▸ **SET PROBLEM**
Return each line containing the string "with".

▸ **STORED DATA**
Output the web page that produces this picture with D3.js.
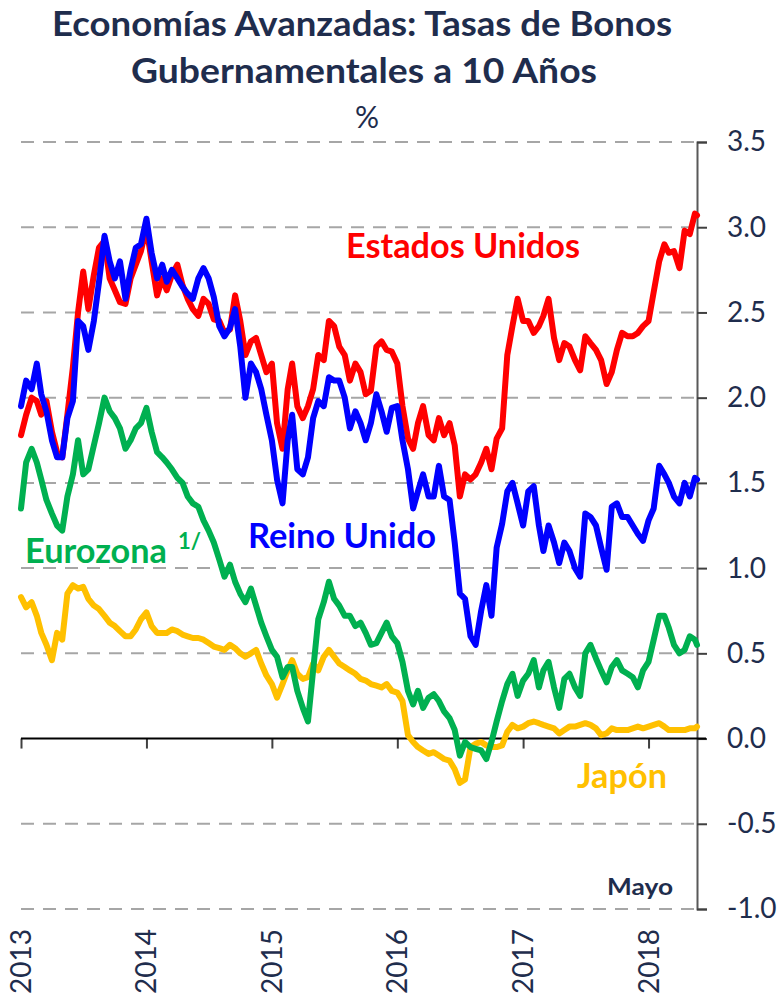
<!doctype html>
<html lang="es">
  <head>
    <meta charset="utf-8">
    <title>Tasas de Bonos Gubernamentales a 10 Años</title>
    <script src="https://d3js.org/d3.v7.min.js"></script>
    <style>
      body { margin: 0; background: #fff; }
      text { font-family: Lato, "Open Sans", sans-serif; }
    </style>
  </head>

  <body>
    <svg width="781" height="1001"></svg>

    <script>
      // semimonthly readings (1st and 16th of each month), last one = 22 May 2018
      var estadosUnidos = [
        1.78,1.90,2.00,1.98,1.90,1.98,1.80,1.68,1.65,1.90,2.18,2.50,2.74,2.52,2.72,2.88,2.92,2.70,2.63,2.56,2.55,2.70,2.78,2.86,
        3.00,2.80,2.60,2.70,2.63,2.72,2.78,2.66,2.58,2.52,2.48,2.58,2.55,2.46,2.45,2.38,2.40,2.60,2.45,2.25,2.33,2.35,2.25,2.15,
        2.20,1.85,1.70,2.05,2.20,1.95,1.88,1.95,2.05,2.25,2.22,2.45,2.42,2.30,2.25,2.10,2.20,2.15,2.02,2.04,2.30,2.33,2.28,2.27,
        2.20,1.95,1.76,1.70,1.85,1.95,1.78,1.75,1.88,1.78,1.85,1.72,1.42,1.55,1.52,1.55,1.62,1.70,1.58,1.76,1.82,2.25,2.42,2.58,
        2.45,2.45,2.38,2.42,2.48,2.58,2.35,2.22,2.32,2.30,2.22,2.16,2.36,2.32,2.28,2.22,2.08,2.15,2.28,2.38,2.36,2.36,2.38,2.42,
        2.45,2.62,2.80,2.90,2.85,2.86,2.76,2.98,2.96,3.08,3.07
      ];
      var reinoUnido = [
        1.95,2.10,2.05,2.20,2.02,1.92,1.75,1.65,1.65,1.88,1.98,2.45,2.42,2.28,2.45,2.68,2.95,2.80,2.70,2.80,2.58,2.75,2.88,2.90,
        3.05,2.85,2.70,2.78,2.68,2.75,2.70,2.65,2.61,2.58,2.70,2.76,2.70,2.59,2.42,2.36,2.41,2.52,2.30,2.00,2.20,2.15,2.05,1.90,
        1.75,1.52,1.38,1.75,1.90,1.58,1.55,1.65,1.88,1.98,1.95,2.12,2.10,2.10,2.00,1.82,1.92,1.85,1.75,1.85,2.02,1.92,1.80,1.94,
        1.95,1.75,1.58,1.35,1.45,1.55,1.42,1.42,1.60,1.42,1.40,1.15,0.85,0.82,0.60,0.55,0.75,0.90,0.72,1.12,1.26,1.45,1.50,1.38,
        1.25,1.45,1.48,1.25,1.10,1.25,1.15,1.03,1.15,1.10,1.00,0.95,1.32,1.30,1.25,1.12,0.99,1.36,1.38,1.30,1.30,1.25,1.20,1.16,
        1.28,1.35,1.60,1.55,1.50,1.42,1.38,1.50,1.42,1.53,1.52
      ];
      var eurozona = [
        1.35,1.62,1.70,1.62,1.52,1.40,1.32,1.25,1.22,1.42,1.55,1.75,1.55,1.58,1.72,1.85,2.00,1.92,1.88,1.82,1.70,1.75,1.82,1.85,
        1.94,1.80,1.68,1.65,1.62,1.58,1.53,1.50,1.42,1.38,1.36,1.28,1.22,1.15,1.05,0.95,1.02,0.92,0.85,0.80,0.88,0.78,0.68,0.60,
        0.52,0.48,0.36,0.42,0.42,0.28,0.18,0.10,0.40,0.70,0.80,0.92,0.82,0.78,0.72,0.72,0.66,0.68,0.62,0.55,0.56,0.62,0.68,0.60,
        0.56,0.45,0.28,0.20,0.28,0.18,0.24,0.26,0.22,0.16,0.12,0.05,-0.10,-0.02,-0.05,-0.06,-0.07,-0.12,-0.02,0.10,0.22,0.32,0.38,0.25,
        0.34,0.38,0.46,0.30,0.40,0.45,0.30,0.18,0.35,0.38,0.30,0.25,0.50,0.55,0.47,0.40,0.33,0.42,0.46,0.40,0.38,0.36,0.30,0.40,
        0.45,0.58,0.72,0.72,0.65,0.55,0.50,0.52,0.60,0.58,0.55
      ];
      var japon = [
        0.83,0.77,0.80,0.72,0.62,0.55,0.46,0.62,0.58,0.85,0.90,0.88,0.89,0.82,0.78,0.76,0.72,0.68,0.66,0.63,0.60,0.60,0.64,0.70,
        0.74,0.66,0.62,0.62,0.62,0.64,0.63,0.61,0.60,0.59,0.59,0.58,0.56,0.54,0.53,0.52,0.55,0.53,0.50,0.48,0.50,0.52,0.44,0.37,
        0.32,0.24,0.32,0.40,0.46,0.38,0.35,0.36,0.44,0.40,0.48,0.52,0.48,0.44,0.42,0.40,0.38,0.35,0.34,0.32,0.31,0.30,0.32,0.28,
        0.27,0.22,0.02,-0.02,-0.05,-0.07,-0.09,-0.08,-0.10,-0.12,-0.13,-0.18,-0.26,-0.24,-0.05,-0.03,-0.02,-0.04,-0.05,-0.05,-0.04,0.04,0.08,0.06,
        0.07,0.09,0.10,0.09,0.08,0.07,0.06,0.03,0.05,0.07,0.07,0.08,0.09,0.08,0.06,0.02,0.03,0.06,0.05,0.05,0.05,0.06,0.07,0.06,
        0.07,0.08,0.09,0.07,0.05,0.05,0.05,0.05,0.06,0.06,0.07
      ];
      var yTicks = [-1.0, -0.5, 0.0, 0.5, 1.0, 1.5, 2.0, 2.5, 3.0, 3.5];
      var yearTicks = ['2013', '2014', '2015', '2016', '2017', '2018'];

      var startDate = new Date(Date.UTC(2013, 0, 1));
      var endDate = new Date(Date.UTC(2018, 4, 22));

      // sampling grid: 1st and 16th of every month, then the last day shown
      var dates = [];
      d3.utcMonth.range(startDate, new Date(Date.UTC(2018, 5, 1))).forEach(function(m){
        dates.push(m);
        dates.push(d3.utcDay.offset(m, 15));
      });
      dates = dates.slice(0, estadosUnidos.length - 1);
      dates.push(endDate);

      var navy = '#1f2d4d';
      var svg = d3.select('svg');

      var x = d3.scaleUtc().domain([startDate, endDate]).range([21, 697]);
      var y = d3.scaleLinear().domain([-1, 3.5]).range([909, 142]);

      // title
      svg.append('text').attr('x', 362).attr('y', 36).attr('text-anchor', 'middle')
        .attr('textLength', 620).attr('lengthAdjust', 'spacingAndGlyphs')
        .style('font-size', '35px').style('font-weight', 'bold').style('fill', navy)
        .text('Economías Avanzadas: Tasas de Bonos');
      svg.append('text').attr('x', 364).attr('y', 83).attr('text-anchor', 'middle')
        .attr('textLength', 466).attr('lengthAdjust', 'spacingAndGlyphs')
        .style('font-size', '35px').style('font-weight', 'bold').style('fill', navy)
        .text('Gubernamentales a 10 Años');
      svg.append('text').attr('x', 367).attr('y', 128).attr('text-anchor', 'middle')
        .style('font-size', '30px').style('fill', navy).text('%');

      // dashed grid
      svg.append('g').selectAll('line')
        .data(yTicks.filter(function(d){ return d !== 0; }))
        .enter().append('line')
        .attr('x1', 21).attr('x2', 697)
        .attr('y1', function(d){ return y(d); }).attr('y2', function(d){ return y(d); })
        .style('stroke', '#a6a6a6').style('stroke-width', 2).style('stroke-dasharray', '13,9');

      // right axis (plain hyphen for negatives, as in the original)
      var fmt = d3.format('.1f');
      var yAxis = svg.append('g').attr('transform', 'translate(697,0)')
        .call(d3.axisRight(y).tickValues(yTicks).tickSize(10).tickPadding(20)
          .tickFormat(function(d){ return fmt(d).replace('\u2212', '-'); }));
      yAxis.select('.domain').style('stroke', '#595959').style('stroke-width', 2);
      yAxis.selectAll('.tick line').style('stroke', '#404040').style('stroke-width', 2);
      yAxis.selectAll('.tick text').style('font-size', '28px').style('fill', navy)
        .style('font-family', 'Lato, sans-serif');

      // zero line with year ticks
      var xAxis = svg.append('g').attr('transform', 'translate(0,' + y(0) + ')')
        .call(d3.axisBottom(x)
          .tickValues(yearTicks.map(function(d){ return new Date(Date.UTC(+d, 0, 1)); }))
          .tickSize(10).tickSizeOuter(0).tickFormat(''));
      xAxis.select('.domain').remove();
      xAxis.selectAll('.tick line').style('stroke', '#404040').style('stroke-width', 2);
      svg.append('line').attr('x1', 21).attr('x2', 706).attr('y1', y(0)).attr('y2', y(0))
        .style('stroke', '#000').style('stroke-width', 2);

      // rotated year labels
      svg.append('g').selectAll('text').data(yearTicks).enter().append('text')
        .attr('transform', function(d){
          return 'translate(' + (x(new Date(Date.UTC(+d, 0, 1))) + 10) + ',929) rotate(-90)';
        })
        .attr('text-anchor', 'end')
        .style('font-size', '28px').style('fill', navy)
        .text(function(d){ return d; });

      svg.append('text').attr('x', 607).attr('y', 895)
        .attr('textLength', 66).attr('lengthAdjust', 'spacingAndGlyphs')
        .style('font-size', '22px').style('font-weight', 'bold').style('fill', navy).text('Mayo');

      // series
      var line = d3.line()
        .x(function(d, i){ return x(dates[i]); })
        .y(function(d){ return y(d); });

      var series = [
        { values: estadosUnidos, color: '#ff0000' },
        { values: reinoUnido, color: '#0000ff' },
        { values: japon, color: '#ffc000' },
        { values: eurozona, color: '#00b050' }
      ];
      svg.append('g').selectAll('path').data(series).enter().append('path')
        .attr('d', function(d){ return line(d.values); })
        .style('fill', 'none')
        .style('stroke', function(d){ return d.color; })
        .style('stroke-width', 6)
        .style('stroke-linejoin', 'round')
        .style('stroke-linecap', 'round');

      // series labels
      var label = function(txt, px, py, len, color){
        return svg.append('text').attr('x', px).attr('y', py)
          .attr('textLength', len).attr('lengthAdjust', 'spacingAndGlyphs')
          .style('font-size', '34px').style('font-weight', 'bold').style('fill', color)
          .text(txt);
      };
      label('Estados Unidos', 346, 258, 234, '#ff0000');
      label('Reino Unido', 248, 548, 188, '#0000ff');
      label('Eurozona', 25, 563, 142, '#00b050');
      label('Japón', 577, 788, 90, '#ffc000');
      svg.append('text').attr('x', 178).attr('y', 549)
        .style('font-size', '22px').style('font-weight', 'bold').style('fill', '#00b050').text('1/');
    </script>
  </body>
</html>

▸ **WRITTEN ANSWER**
Output the web page that produces this picture with D3.js.
      // zero line with year ticks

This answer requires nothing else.